The pound managed to stay flat against the euro but lost half a percent to the dollar in a week which saw strong inflation numbers but poor retail sales. It would seem markets are starting to weigh up the possibility of global stagflation as prices rise but economic output fails to increase. One of the main signs of this is rising energy prices in UK with two energy companies unable to keep up and going out of business. The jobs report was as expected with ILO unemployment slightly down from the previous month at 4.6% versus 4.7%.
It’s a big week for the FX markets with both the Federal Reserve and Bank of England updating their monetary policy. The recent data releases from the UK have underperformed compared to the Bank of England’s predictions. This adds risk to the pound as investors have started to downgrade their predictions of a strong economic recovery for the UK which will have a knock-on effect on the pound. The pound is likely to be sensitive in the lead up to the MPC announcement as traders react to rumours about the stance of Andrew Bailey and his team.
The dollar was the second best performing G10 currency last week and only just lost out on the top spot to the Japanese Yen.
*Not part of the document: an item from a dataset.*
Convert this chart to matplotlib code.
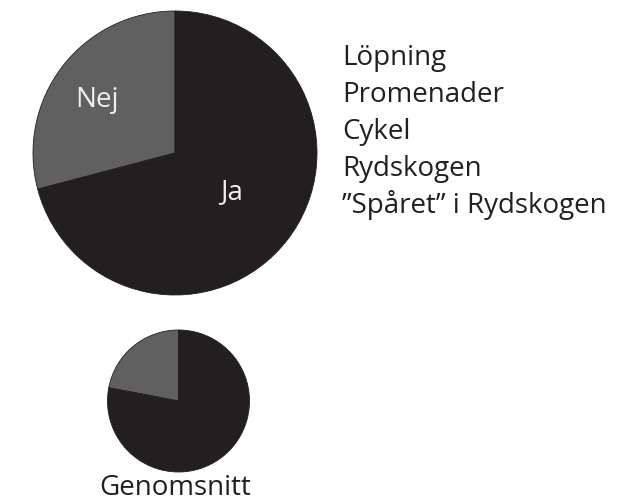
import matplotlib.pyplot as plt

# data
labels = ["Nej", "Ja"]
big_values = [29.1, 70.9]
avg_values = [22.0, 78.0]
items = ["Löpning", "Promenader", "Cykel", "Rydskogen", "”Spåret” i Rydskogen"]
avg_title = "Genomsnitt"

colors = ["#606060", "#231f20"]
W, H = 636, 501
FS = 20

plt.rcParams['font.family'] = ['Open Sans', 'DejaVu Sans']

fig = plt.figure(figsize=(W / 100, H / 100), dpi=100)


def pie_axes(cx, cy, r):
    ax = fig.add_axes([(cx - r) / W, (H - cy - r) / H, 2 * r / W, 2 * r / H])
    ax.set_aspect('equal')
    ax.axis('off')
    return ax


# stor cirkel
ax1 = pie_axes(175, 153, 142)
ax1.pie(big_values, colors=colors, startangle=90, counterclock=True,
        radius=1, center=(0, 0), frame=False,
        wedgeprops=dict(linewidth=0.6, edgecolor="#231f20"))
ax1.set_xlim(-1, 1)
ax1.set_ylim(-1, 1)
ax1.text(-0.546, 0.324, labels[0], color="#eeeeee", fontsize=FS, ha='center', va='baseline')
ax1.text(0.40, -0.324, labels[1], color="#eeeeee", fontsize=FS, ha='center', va='baseline')

# genomsnitt
ax2 = pie_axes(178.5, 401, 71)
ax2.pie(avg_values, colors=colors, startangle=90, counterclock=True,
        radius=1, center=(0, 0), frame=False,
        wedgeprops=dict(linewidth=0.6, edgecolor="#231f20"))
ax2.set_xlim(-1, 1)
ax2.set_ylim(-1, 1)
fig.text(175 / W, 1 - 495 / H, avg_title, fontsize=FS, ha='center', va='baseline', color="#231f20")

# lista
for i, s in enumerate(items):
    fig.text(342 / W, 1 - (65 + i * 37) / H, s, fontsize=FS, ha='left', va='baseline',
             color="#231f20")

fig.savefig("out.png", dpi=100)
A combination of a selloff in global equity markets and strong US retail sales were the main factors driving strength in the dollar. Though it wasn’t all positive for the dollar as there is a creeping sense that with higher vaccination rates, Europe could be slightly more resilient than the US to fresh waves of the pandemic in the northern hemisphere this winter. On the data front, US CPI missed expectations for both the monthly and yearly reading, which should indicate a more dovish Fed.
As mentioned above the highlight for the dollar comes on Monday with Fed’s interest rate decision and monetary policy statement. Rates are expected to be held at 0.25% but as always, markets will be paying close attention to the following statement from Jerome Powell. The dollar could be boosted by growing financial risk in China and how Chinese real estate developer Evergrande will resolve its $300bn debt hangover. Most presume that some form of debt restructuring is arranged such that a crisis of confidence does not spread within the Chinese financial sector.
The euro manged some short-term strength versus the dollar last week before misplaced speculation about the prospect of a 2023 interest rate rise was reportedly quashed by the European Central Bank, leaving the Euro at the mercy of a stronger dollar and faltering global markets. The FT reported that it had seen an unpublished internal study at the ECB suggesting that inflation could sustainably hit 2% by 2025, such that the ECB could start raising rates in 2023. Though downplayed by the ECB, this is important as it shows ECB hawks are trying to open a debate on monetary normalization.
The euro will take a back seat this week with markets focusing on the Fed and Bank of England. The only data of note out of the EU comes on Thursday with PMI data for Germany and the EU Markit PMI Composite, both expected at a slight increase compared to the previous month’s reading.